Breaking quarantine is negligence. Why are democracies acting like we can only ask nicely?

One of the earliest angles on the coronavirus pandemic was that this was a story of the draconian extremes that an authoritarian government can impose on its people. This angle on the events in Wuhan flourished especially while the media and most governments were not taking the pandemic seriously. So we’ve had a lot of hand-wringing: what can western governments do about this, because obviously we can’t do that?

At the worst extremes we have people throwing up their hands and saying, “well we’re screwed, white people will never do what they’re told, unlike those obedient Asians — and it’s not like we can make them, right?”. That attitude is completely crazy. It’s not true, and it’s part of the general atmosphere of extremely mixed messages that have made the crisis so bad.

For instance, consider the Imperial College report to the British government,
which modelled out the likely effects of different policies. Their model assumes that only 70% of people instructed to self-isolate after a coronavirus diagnosis will comply, for a total reduction in contacts of 75%. For stricter measures that quarantine entire households on one positive diagnosis, they assume a compliance rate of only 50%. We’re shutting down entire economies, and yet we view ourselves as helpless to enforce quarantine on confirmed or presumed positive cases?

People who are tested or presumed positive will obey quarantine if they understand that they might go to prison if they don’t. This is in no way an extreme or authoritarian response. It’s completely consistent with civil liberties. Any individual freedom is always constrained by reasonable expectations of harm. None of us have a general-purpose freedom to act however we want regardless of the risks to other people. The specifics of the coronavirus pandemic are unusual, but the general principle isn’t.

Take the most extreme case: someone has tested positive and been instructed to self-isolate, but the person ignores the instruction and infects someone else, who later dies of the infection. This is an act of extreme and callous negligence. The person who left quarantine was informed of a specific risk, they ignored that information, and they have caused someone else’s death for a frivolous purpose. It is not unreasonable to imprison that person for many years in order to deter that sort of negligence.

That’s the general standard we have in our societies for actions that are actually negligent, that really could cause foreseeable harms and risks of death. So what message does it send to someone if they test positive for coronavirus, and the state merely asks them nicely to comply with quarantine procedures? What reasonable inferences does that invite?

People aren’t taking self-isolation and quarantine procedures seriously because our governments aren’t actually acting like they’re serious. We’re all constantly presented with arguments that aim to persuade us to change our behaviour to reduce some remote risks, or achieve some remote benefit. We’ve all learned to pick over these arguments and weigh them against our own considerations. This also leads to a bit of an arms race: arguments convincing us to recycle, practice safe sex, use less water, buy local, or whatever else are all competing, so we expect their claims to be at least a little overstated.

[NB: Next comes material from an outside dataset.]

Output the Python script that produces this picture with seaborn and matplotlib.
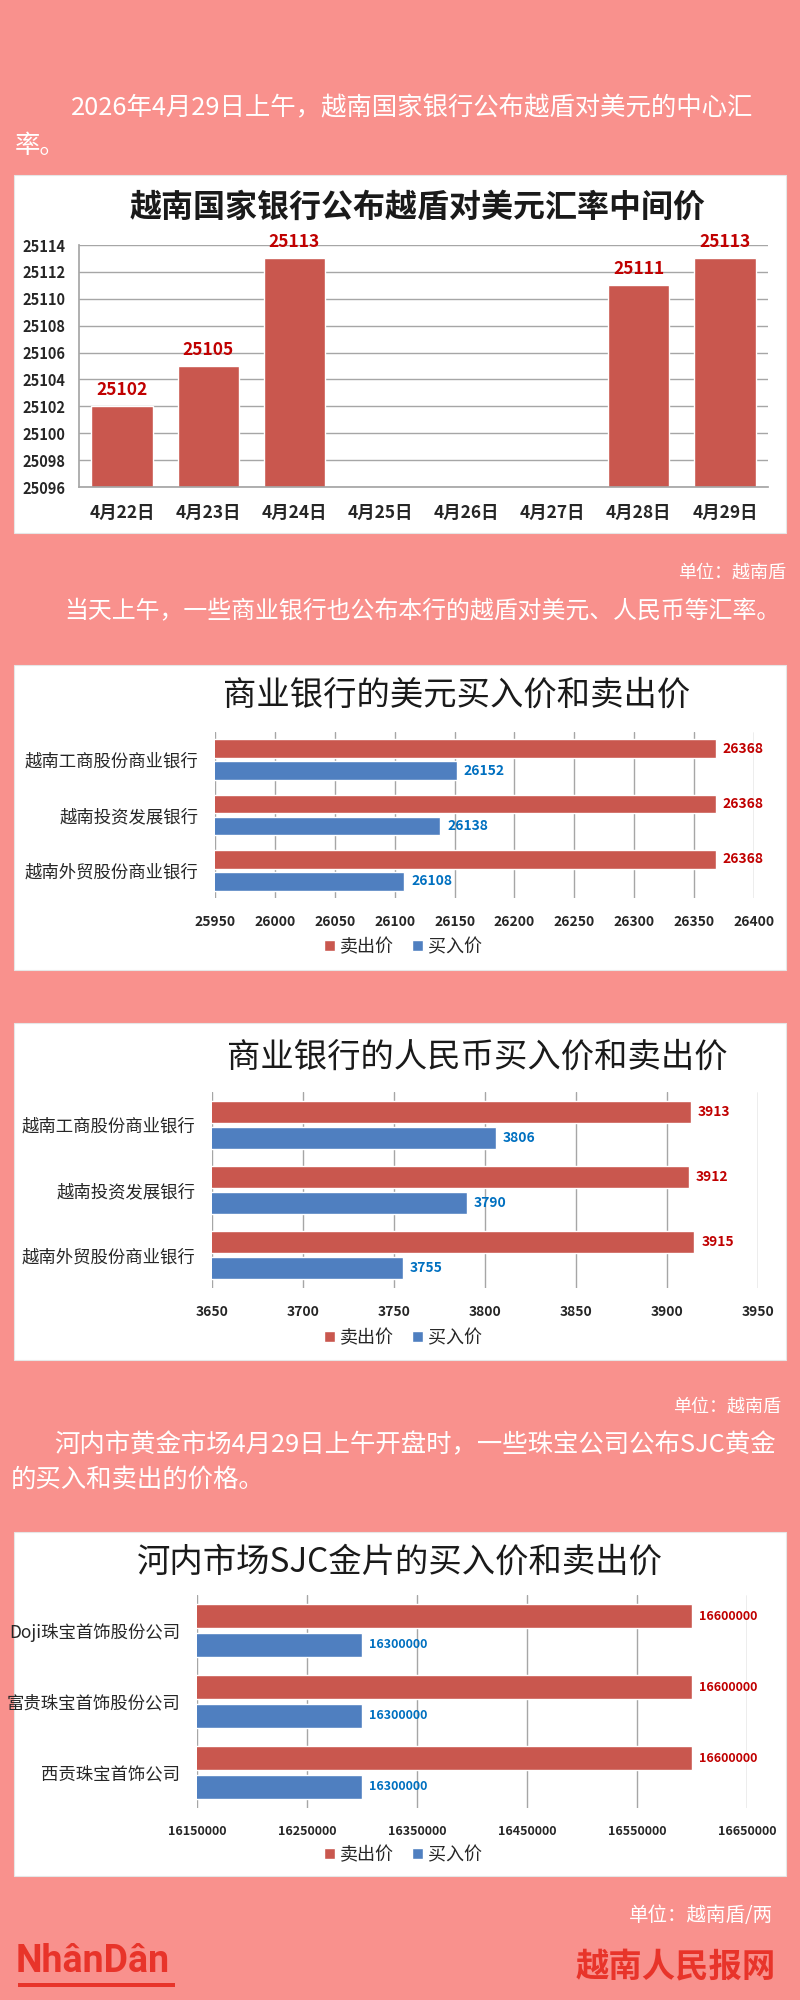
import numpy as np
import pandas as pd
import seaborn as sns
import matplotlib.pyplot as plt
from matplotlib.patches import Rectangle, Patch

dates = ["4月22日", "4月23日", "4月24日", "4月25日", "4月26日", "4月27日", "4月28日", "4月29日"]
mid_rate = [25102, 25105, 25113, None, None, None, 25111, 25113]
rate_ticks = list(range(25096, 25115, 2))

banks = ["越南工商股份商业银行", "越南投资发展银行", "越南外贸股份商业银行"]
usd_sell = [26368, 26368, 26368]
usd_buy = [26152, 26138, 26108]
usd_ticks = list(range(25950, 26401, 50))

cny_sell = [3913, 3912, 3915]
cny_buy = [3806, 3790, 3755]
cny_ticks = list(range(3650, 3951, 50))

gold_shops = ["Doji珠宝首饰股份公司", "富贵珠宝首饰股份公司", "西贡珠宝首饰公司"]
gold_sell = [16600000, 16600000, 16600000]
gold_buy = [16300000, 16300000, 16300000]
gold_ticks = [16150000, 16250000, 16350000, 16450000, 16550000, 16650000]

types = ["卖出价", "买入价"]

BG = "#F9918D"
RED = "#C9574E"
BLUE = "#4F7FC0"
RED_TXT = "#C00000"
BLUE_TXT = "#0070C0"
GRID = "#A6A6A6"
LOGO = "#E8342A"

sns.set_theme(style="white")
plt.rcParams["font.family"] = ["Noto Sans CJK SC", "DejaVu Sans"]

W, H = 800, 2000
fig = plt.figure(figsize=(W / 100, H / 100), dpi=100, facecolor=BG)


def add_ax(l, t, r, b):
    return fig.add_axes([l / W, 1 - b / H, (r - l) / W, (b - t) / H])


def panel(t, b):
    fig.add_artist(Rectangle((14 / W, 1 - b / H), (786 - 14) / W, (b - t) / H,
                             transform=fig.transFigure, facecolor="white",
                             edgecolor="#E6E6E6", lw=0.8, zorder=-1))


def ftext(x, y, s, **kw):
    fig.text(x / W, 1 - y / H, s, va="center", **kw)


# paragraphs
ftext(71, 108, "2026年4月29日上午，越南国家银行公布越盾对美元的中心汇", color="white", fontsize=18.3)
ftext(15, 146, "率。", color="white", fontsize=18.3)
ftext(786, 573, "单位：越南盾", color="white", fontsize=13, ha="right")
ftext(64, 612, "当天上午，一些商业银行也公布本行的越盾对美元、人民币等汇率。", color="white", fontsize=17.2)
ftext(781, 1407, "单位：越南盾", color="white", fontsize=13, ha="right")
ftext(54, 1445, "河内市黄金市场4月29日上午开盘时，一些珠宝公司公布SJC黄金", color="white", fontsize=18.3)
ftext(11, 1480, "的买入和卖出的价格。", color="white", fontsize=18.3)
ftext(773, 1915, "单位：越南盾/两", color="white", fontsize=14, ha="right")

# chart 1: central rate
panel(175, 533)
ftext(418, 208, "越南国家银行公布越盾对美元汇率中间价", fontsize=23, fontweight="bold",
      ha="center", color="#1A1A1A")
ax1 = add_ax(79, 245, 768, 487)
rate_df = pd.DataFrame({"date": dates, "rate": mid_rate}).dropna()
sns.barplot(data=rate_df, x="date", y="rate", order=dates, color=RED, width=0.71,
            errorbar=None, saturation=1, ax=ax1)
ax1.set_ylim(25096, 25114)
ax1.set_yticks(rate_ticks)
ax1.set_xlim(-0.5, 7.5)
ax1.set_xlabel("")
ax1.set_ylabel("")
ax1.grid(axis="y", color=GRID, lw=1)
ax1.set_axisbelow(True)
for s in ["top", "right"]:
    ax1.spines[s].set_visible(False)
for s in ["left", "bottom"]:
    ax1.spines[s].set_color(GRID)
ax1.tick_params(axis="y", length=0, pad=10, labelsize=10.5)
ax1.tick_params(axis="x", length=0, pad=12, labelsize=12.5)
for lab in ax1.get_yticklabels() + ax1.get_xticklabels():
    lab.set_fontweight("bold")
ax1.bar_label(ax1.containers[0], labels=[str(int(v)) for v in rate_df["rate"]],
              padding=5, color=RED_TXT, fontsize=12.5, fontweight="bold")


def hbar_chart(box, plot, title, title_xy, names, sell, buy, ticks, lab_fs, val_fs, legend_y):
    panel(*box)
    ftext(title_xy[0], title_xy[1], title, fontsize=24, ha="center", color="#1A1A1A")
    ax = add_ax(*plot)
    df = pd.DataFrame({
        "name": names * 2,
        "type": [types[0]] * len(names) + [types[1]] * len(names),
        "price": sell + buy,
    })
    sns.barplot(data=df, y="name", x="price", hue="type", hue_order=types, order=names,
                palette={types[0]: RED, types[1]: BLUE}, orient="h", width=0.8, gap=0.16,
                errorbar=None, saturation=1, legend=False, ax=ax)
    ax.set_xlim(ticks[0], ticks[-1])
    ax.set_xticks(ticks)
    ax.set_xticklabels([str(v) for v in ticks])
    ax.set_ylim(len(names) - 0.5, -0.5)
    ax.set_xlabel("")
    ax.set_ylabel("")
    ax.grid(axis="x", color=GRID, lw=1)
    ax.grid(axis="y", visible=False)
    ax.set_axisbelow(True)
    for s in ax.spines.values():
        s.set_visible(False)
    ax.tick_params(axis="y", length=0, pad=12, labelsize=12.5)
    ax.tick_params(axis="x", length=0, pad=12, labelsize=lab_fs)
    for lab in ax.get_xticklabels():
        lab.set_fontweight("bold")
    ax.bar_label(ax.containers[0], labels=[str(v) for v in sell], padding=5,
                 color=RED_TXT, fontsize=val_fs, fontweight="bold")
    ax.bar_label(ax.containers[1], labels=[str(v) for v in buy], padding=5,
                 color=BLUE_TXT, fontsize=val_fs, fontweight="bold")
    handles = [Patch(facecolor=RED, label=types[0]), Patch(facecolor=BLUE, label=types[1])]
    fig.legend(handles=handles, loc="center", bbox_to_anchor=(403 / W, 1 - legend_y / H),
               ncol=2, frameon=False, fontsize=13, handlelength=0.6, handleheight=0.6,
               handletextpad=0.3, columnspacing=1.0)
    return ax


hbar_chart((665, 970), (215, 732, 754, 898), "商业银行的美元买入价和卖出价", (457, 695),
           banks, usd_sell, usd_buy, usd_ticks, 10, 10, 947)

hbar_chart((1023, 1360), (212, 1092, 758, 1288), "商业银行的人民币买入价和卖出价", (477, 1057),
           banks, cny_sell, cny_buy, cny_ticks, 10, 10, 1338)

hbar_chart((1532, 1876), (197, 1595, 747, 1808), "河内市场SJC金片的买入价和卖出价", (400, 1562),
           gold_shops, gold_sell, gold_buy, gold_ticks, 9, 9, 1855)

# footer logos
ftext(16, 1962, "NhânDân", color=LOGO, fontsize=27, fontweight="bold",
      family=["Roboto", "DejaVu Sans"])
fig.add_artist(Rectangle((18 / W, 1 - 1987 / H), (175 - 18) / W, 4 / H,
                         transform=fig.transFigure, facecolor=LOGO, edgecolor="none"))
ftext(776, 1968, "越南人民报网", color=LOGO, fontsize=24, fontweight="bold", ha="right")

fig.savefig("out.png", dpi=100, facecolor=BG)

We’re saying that obeying quarantine orders is an urgent matter of life-and-death but we’re not acting accordingly. Naturally, people notice the subtext. They don’t bother to argue. They’ve played this game before. They’re happy to agree that, sure that’s a thing I should do…There are lots of things I should. If we act like obeying quarantine is just another optional supererogatory thing, it’s no surprise that people weigh it up, and take it or leave it.

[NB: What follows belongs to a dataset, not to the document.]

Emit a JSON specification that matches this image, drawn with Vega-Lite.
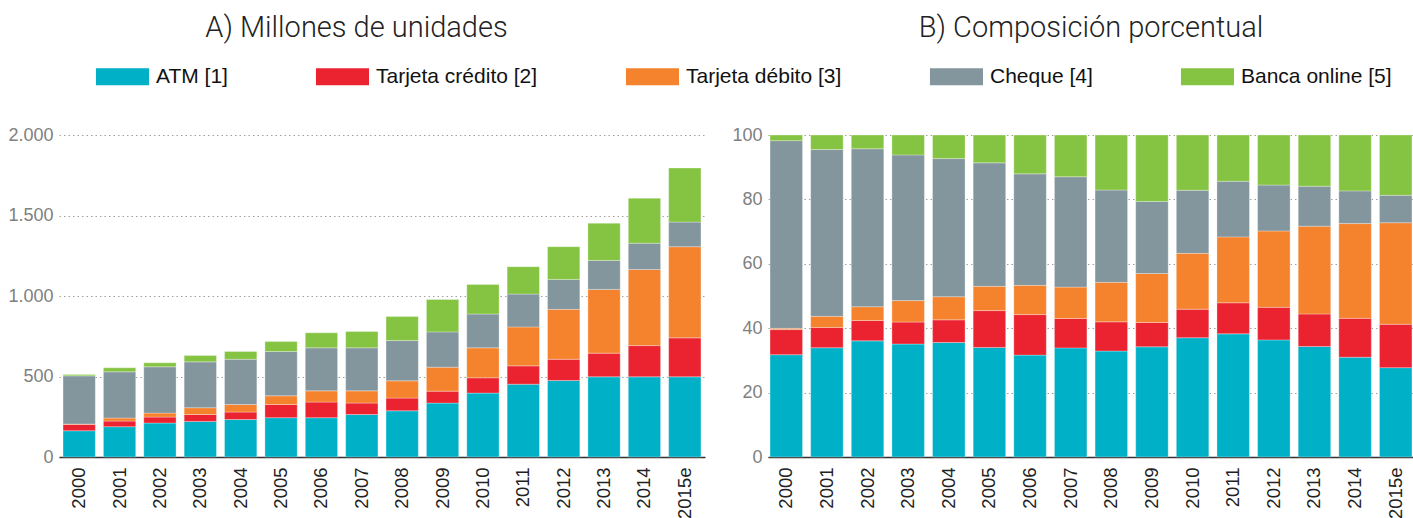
{
  "$schema": "https://vega.github.io/schema/vega-lite/v6.json",
  "padding": {"left": 7, "top": 14, "right": 0, "bottom": 0},
  "config": {
    "view": {"stroke": null},
    "font": "Liberation Sans",
    "axisY": {"grid": true, "gridDash": [1.5, 3], "gridColor": "#a0a0a0", "gridWidth": 1, "domain": false, "ticks": false, "labelColor": "#808080", "labelFontSize": 18, "labelPadding": 6, "title": null},
    "axisX": {"labelAngle": -90, "labelColor": "#222222", "labelFontSize": 18.5, "ticks": false, "domainColor": "#333333", "domainWidth": 1.5, "labelPadding": 10, "title": null, "grid": false},
    "title": {"font": "Roboto", "fontWeight": 300, "fontSize": 29, "color": "#222222", "anchor": "middle"},
    "legend": {"labelFont": "Liberation Sans", "labelFontSize": 21, "labelColor": "#111111"}
  },
  "data": {"values": [
    {"year":"2000","cat":"ATM [1]","k":1,"value":163},{"year":"2000","cat":"Tarjeta crédito [2]","k":2,"value":40},{"year":"2000","cat":"Tarjeta débito [3]","k":3,"value":2},{"year":"2000","cat":"Cheque [4]","k":4,"value":299},{"year":"2000","cat":"Banca online [5]","k":5,"value":9},
    {"year":"2001","cat":"ATM [1]","k":1,"value":188},{"year":"2001","cat":"Tarjeta crédito [2]","k":2,"value":35},{"year":"2001","cat":"Tarjeta débito [3]","k":3,"value":19},{"year":"2001","cat":"Cheque [4]","k":4,"value":287},{"year":"2001","cat":"Banca online [5]","k":5,"value":25},
    {"year":"2002","cat":"ATM [1]","k":1,"value":211},{"year":"2002","cat":"Tarjeta crédito [2]","k":2,"value":37},{"year":"2002","cat":"Tarjeta débito [3]","k":3,"value":25},{"year":"2002","cat":"Cheque [4]","k":4,"value":287},{"year":"2002","cat":"Banca online [5]","k":5,"value":25},
    {"year":"2003","cat":"ATM [1]","k":1,"value":221},{"year":"2003","cat":"Tarjeta crédito [2]","k":2,"value":43},{"year":"2003","cat":"Tarjeta débito [3]","k":3,"value":42},{"year":"2003","cat":"Cheque [4]","k":4,"value":285},{"year":"2003","cat":"Banca online [5]","k":5,"value":39},
    {"year":"2004","cat":"ATM [1]","k":1,"value":233},{"year":"2004","cat":"Tarjeta crédito [2]","k":2,"value":46},{"year":"2004","cat":"Tarjeta débito [3]","k":3,"value":47},{"year":"2004","cat":"Cheque [4]","k":4,"value":281},{"year":"2004","cat":"Banca online [5]","k":5,"value":48},
    {"year":"2005","cat":"ATM [1]","k":1,"value":244},{"year":"2005","cat":"Tarjeta crédito [2]","k":2,"value":82},{"year":"2005","cat":"Tarjeta débito [3]","k":3,"value":54},{"year":"2005","cat":"Cheque [4]","k":4,"value":275},{"year":"2005","cat":"Banca online [5]","k":5,"value":62},
    {"year":"2006","cat":"ATM [1]","k":1,"value":244},{"year":"2006","cat":"Tarjeta crédito [2]","k":2,"value":97},{"year":"2006","cat":"Tarjeta débito [3]","k":3,"value":70},{"year":"2006","cat":"Cheque [4]","k":4,"value":267},{"year":"2006","cat":"Banca online [5]","k":5,"value":93},
    {"year":"2007","cat":"ATM [1]","k":1,"value":264},{"year":"2007","cat":"Tarjeta crédito [2]","k":2,"value":71},{"year":"2007","cat":"Tarjeta débito [3]","k":3,"value":76},{"year":"2007","cat":"Cheque [4]","k":4,"value":267},{"year":"2007","cat":"Banca online [5]","k":5,"value":101},
    {"year":"2008","cat":"ATM [1]","k":1,"value":287},{"year":"2008","cat":"Tarjeta crédito [2]","k":2,"value":79},{"year":"2008","cat":"Tarjeta débito [3]","k":3,"value":107},{"year":"2008","cat":"Cheque [4]","k":4,"value":250},{"year":"2008","cat":"Banca online [5]","k":5,"value":149},
    {"year":"2009","cat":"ATM [1]","k":1,"value":335},{"year":"2009","cat":"Tarjeta crédito [2]","k":2,"value":74},{"year":"2009","cat":"Tarjeta débito [3]","k":3,"value":149},{"year":"2009","cat":"Cheque [4]","k":4,"value":219},{"year":"2009","cat":"Banca online [5]","k":5,"value":202},
    {"year":"2010","cat":"ATM [1]","k":1,"value":397},{"year":"2010","cat":"Tarjeta crédito [2]","k":2,"value":95},{"year":"2010","cat":"Tarjeta débito [3]","k":3,"value":186},{"year":"2010","cat":"Cheque [4]","k":4,"value":210},{"year":"2010","cat":"Banca online [5]","k":5,"value":184},
    {"year":"2011","cat":"ATM [1]","k":1,"value":452},{"year":"2011","cat":"Tarjeta crédito [2]","k":2,"value":114},{"year":"2011","cat":"Tarjeta débito [3]","k":3,"value":242},{"year":"2011","cat":"Cheque [4]","k":4,"value":204},{"year":"2011","cat":"Banca online [5]","k":5,"value":170},
    {"year":"2012","cat":"ATM [1]","k":1,"value":475},{"year":"2012","cat":"Tarjeta crédito [2]","k":2,"value":132},{"year":"2012","cat":"Tarjeta débito [3]","k":3,"value":310},{"year":"2012","cat":"Cheque [4]","k":4,"value":186},{"year":"2012","cat":"Banca online [5]","k":5,"value":203},
    {"year":"2013","cat":"ATM [1]","k":1,"value":498},{"year":"2013","cat":"Tarjeta crédito [2]","k":2,"value":147},{"year":"2013","cat":"Tarjeta débito [3]","k":3,"value":396},{"year":"2013","cat":"Cheque [4]","k":4,"value":180},{"year":"2013","cat":"Banca online [5]","k":5,"value":231},
    {"year":"2014","cat":"ATM [1]","k":1,"value":498},{"year":"2014","cat":"Tarjeta crédito [2]","k":2,"value":194},{"year":"2014","cat":"Tarjeta débito [3]","k":3,"value":473},{"year":"2014","cat":"Cheque [4]","k":4,"value":163},{"year":"2014","cat":"Banca online [5]","k":5,"value":279},
    {"year":"2015e","cat":"ATM [1]","k":1,"value":498},{"year":"2015e","cat":"Tarjeta crédito [2]","k":2,"value":242},{"year":"2015e","cat":"Tarjeta débito [3]","k":3,"value":566},{"year":"2015e","cat":"Cheque [4]","k":4,"value":153},{"year":"2015e","cat":"Banca online [5]","k":5,"value":336}
  ]},
  "spacing": 26,
  "resolve": {"scale": {"y": "independent", "x": "independent", "color": "shared"}, "legend": {"color": "shared"}},
  "hconcat": [
    {
      "width": 646,
      "height": 322,
      "title": {"text": "A) Millones de unidades", "frame": "bounds", "offset": 83},
      "mark": {"type": "bar", "stroke": "#ffffff", "strokeWidth": 0.6, "strokeOpacity": 0.5},
      "encoding": {
        "x": {"field": "year", "type": "nominal", "scale": {"paddingInner": 0.2, "paddingOuter": 0.1}},
        "y": {"field": "value", "type": "quantitative", "stack": "zero", "scale": {"domain": [0, 2000], "nice": false}, "axis": {"values": [0, 500, 1000, 1500, 2000], "labelExpr": "replace(format(datum.value, ','), ',', '.')"}},
        "color": {"field": "cat", "type": "nominal",
          "scale": {"domain": ["ATM [1]", "Tarjeta crédito [2]", "Tarjeta débito [3]", "Cheque [4]", "Banca online [5]"], "range": ["#00b0c7", "#eb2330", "#f5822c", "#83959d", "#85c442"]},
          "sort": ["ATM [1]", "Tarjeta crédito [2]", "Tarjeta débito [3]", "Cheque [4]", "Banca online [5]"],
          "legend": {"title": null, "orient": "none", "legendX": 71, "legendY": -69, "direction": "horizontal", "columns": 5, "columnPadding": 87, "symbolType": "M-5.24,-1H1V1H-5.24Z", "symbolSize": 289, "symbolStrokeWidth": 0, "labelOffset": 5, "labelLimit": 400}},
        "order": {"field": "k", "type": "quantitative", "sort": "ascending"}
      }
    },
    {
      "width": 646,
      "height": 322,
      "title": {"text": "B) Composición porcentual", "frame": "group", "offset": 83},
      "mark": {"type": "bar", "stroke": "#ffffff", "strokeWidth": 0.6, "strokeOpacity": 0.5},
      "encoding": {
        "x": {"field": "year", "type": "nominal", "scale": {"paddingInner": 0.2, "paddingOuter": 0.05}},
        "y": {"field": "value", "type": "quantitative", "stack": "normalize", "scale": {"domain": [0, 1], "nice": false}, "axis": {"values": [0, 0.2, 0.4, 0.6, 0.8, 1], "labelExpr": "format(datum.value * 100, 'd')"}},
        "color": {"field": "cat", "type": "nominal",
          "scale": {"domain": ["ATM [1]", "Tarjeta crédito [2]", "Tarjeta débito [3]", "Cheque [4]", "Banca online [5]"], "range": ["#00b0c7", "#eb2330", "#f5822c", "#83959d", "#85c442"]},
          "sort": ["ATM [1]", "Tarjeta crédito [2]", "Tarjeta débito [3]", "Cheque [4]", "Banca online [5]"],
          "legend": {"title": null, "orient": "none", "legendX": 71, "legendY": -69, "direction": "horizontal", "columns": 5, "columnPadding": 87, "symbolType": "M-5.24,-1H1V1H-5.24Z", "symbolSize": 289, "symbolStrokeWidth": 0, "labelOffset": 5, "labelLimit": 400}},
        "order": {"field": "k", "type": "quantitative", "sort": "ascending"}
      }
    }
  ]
}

Our society is built on both individual freedom and individual responsibility. If you fail to take due caution in your actions, and you cause easily foreseeable harm, your actions may result in criminal penalties. The simple problem is that we’re not framing it this way, and that’s hopelessly confusing. We’re in the rare situation where it would actually help to have some zero-tolerance rhetoric from governments and prosecutors. We desperately need guidance from governments that the situation is grave, the risks are real, and if you are not careful you could find yourself in prison for the rest of your life, precisely because other people may well be found dead.

Think of it this way. If you get in your car and drive around drunk, the maximum number of families you might kill is one. If you’re confirmed or even presumed positive for coronavirus and you just go about your day, there’s no real limit to how many additional deaths your actions could eventually cause. Why should anyone have any sympathy if you’re punished for such extreme negligence? You weren’t even drunk when you did it.